Set task: Everything from the first line down to the line containing "import pandas as pd" is to be retyped exactly, both ends included, with pictures left out.

Dataset content:
★ ★ ★ ★

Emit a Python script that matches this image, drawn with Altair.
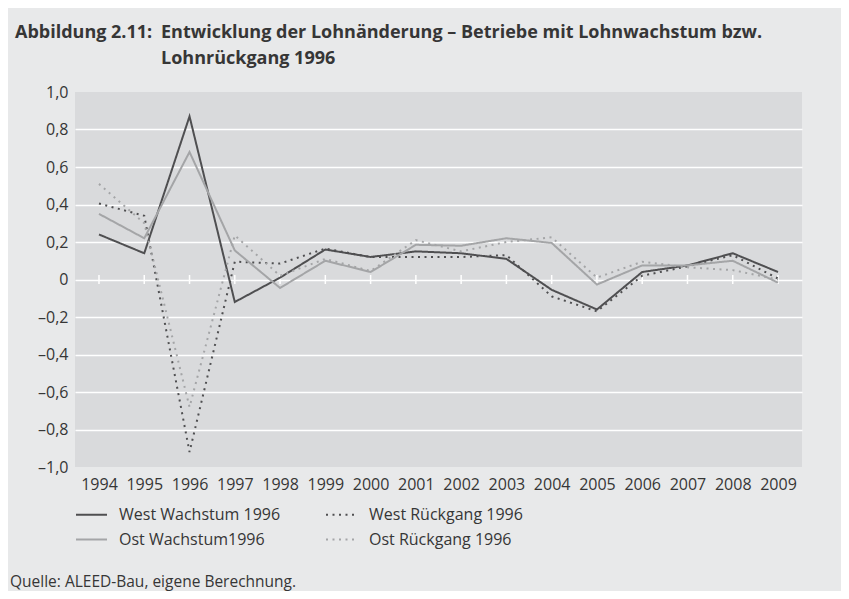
import altair as alt
import pandas as pd

years = list(range(1994, 2010))
series_names = ["West Wachstum 1996", "West Rückgang 1996", "Ost Wachstum1996", "Ost Rückgang 1996"]
west_wachstum = [0.24, 0.14, 0.87, -0.12, 0.01, 0.16, 0.12, 0.15, 0.14, 0.11, -0.055, -0.16, 0.04, 0.075, 0.14, 0.04]
west_rueckgang = [0.405, 0.34, -0.92, 0.095, 0.085, 0.165, 0.12, 0.12, 0.12, 0.13, -0.09, -0.17, 0.02, 0.07, 0.13, 0.005]
ost_wachstum = [0.35, 0.22, 0.68, 0.155, -0.045, 0.10, 0.04, 0.185, 0.18, 0.22, 0.195, -0.027, 0.075, 0.075, 0.10, -0.017]
ost_rueckgang = [0.51, 0.30, -0.68, 0.235, 0.02, 0.11, 0.045, 0.21, 0.15, 0.20, 0.225, 0.01, 0.095, 0.065, 0.05, 0.0]
y_ticks = [-1.0, -0.8, -0.6, -0.4, -0.2, 0.0, 0.2, 0.4, 0.6, 0.8, 1.0]

title_label = "Abbildung 2.11:"
title_line1 = "Entwicklung der Lohnänderung – Betriebe mit Lohnwachstum bzw."
title_line2 = "Lohnrückgang 1996"
source_text = "Quelle: ALEED-Bau, eigene Berechnung."

rows = []
for name, vals in zip(series_names, [west_wachstum, west_rueckgang, ost_wachstum, ost_rueckgang]):
    for y, v in zip(years, vals):
        rows.append({"Jahr": str(y), "Reihe": name, "Wert": v})
df = pd.DataFrame(rows)
df_years = pd.DataFrame({"Jahr": [str(y) for y in years], "Null": [0.0] * len(years)})

FONT = "Open Sans"
TXT = "#363636"
DARK = "#4f4f51"
LIGHT = "#a4a5a7"

x_scale = alt.Scale(type="point", padding=0.53)
x_axis = alt.Axis(title=None, labelAngle=0, ticks=False, domain=False,
                  labelPadding=9, labelFontSize=16, labelFont=FONT, labelColor=TXT)
y_scale = alt.Scale(domain=[-1, 1], nice=False, zero=False)
y_axis = alt.Axis(title=None, values=y_ticks, ticks=False, domain=False, labelOverlap=False,
                  labelPadding=7, labelFontSize=16, labelFont=FONT, labelColor=TXT,
                  gridColor="white", gridWidth=1.5,
                  gridOpacity=alt.ExprRef(expr="abs(datum.value) > 0.99 ? 0 : 1"),
                  labelExpr="datum.value == 0 ? '0' : (datum.value < 0 ? '–' : '') + replace(format(abs(datum.value), '.1f'), '.', ',')")

zero_ticks = alt.Chart(df_years).mark_tick(orient="vertical", color="white", size=9, thickness=1.5, opacity=1).encode(
    x=alt.X("Jahr:O", scale=x_scale, axis=x_axis),
    y=alt.Y("Null:Q", scale=y_scale, axis=y_axis),
)

lines = alt.Chart(df).mark_line(strokeWidth=2).encode(
    x=alt.X("Jahr:O", scale=x_scale, axis=x_axis),
    y=alt.Y("Wert:Q", scale=y_scale, axis=y_axis),
    color=alt.Color("Reihe:N", sort=series_names,
                    scale=alt.Scale(domain=series_names, range=[DARK, DARK, LIGHT, LIGHT]),
                    legend=alt.Legend(title=None, orient="none", legendX=0, legendY=406,
                                      direction="horizontal",
                                      columns=2, columnPadding=41, rowPadding=-3,
                                      symbolType="stroke", symbolSize=961, symbolStrokeWidth=2,
                                      labelOffset=11, labelFont=FONT, labelFontSize=16,
                                      labelColor=TXT, labelLimit=400, padding=0)),
    strokeDash=alt.StrokeDash("Reihe:N", sort=series_names,
                              scale=alt.Scale(domain=series_names,
                                              range=[[1, 0], [2, 4.5], [1, 0], [2, 4.5]]),
                              legend=None),
)

def txt(s, x, y, weight="normal", size=15):
    return alt.Chart(pd.DataFrame({"t": [s]})).mark_text(
        align="left", baseline="alphabetic", font=FONT, fontSize=size, fontWeight=weight, color=TXT
    ).encode(text="t:N", x=alt.value(x), y=alt.value(y))

t1 = txt(title_label, -60, -54, "bold", 18)
t2 = txt(title_line1, 86, -54, "bold", 18)
t3 = txt(title_line2, 86, -28, "bold", 18)
t4 = txt(source_text, -65, 495, "normal", 15.5)

chart = alt.layer(zero_ticks, lines, t1, t2, t3, t4).properties(
    width=727, height=375,
    autosize=alt.AutoSizeParams(type="none"),
    padding={"left": 67, "top": 84, "right": 39, "bottom": 124},
    background="#e8e9ea",
).configure_view(fill="#d9dadc", strokeWidth=0)

chart.save("out.html", embed_options={"renderer": "svg", "actions": False})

★ ★ ★ ★

Output below:
Emit a Python script that matches this image, drawn with Altair.
import altair as alt
import pandas as pd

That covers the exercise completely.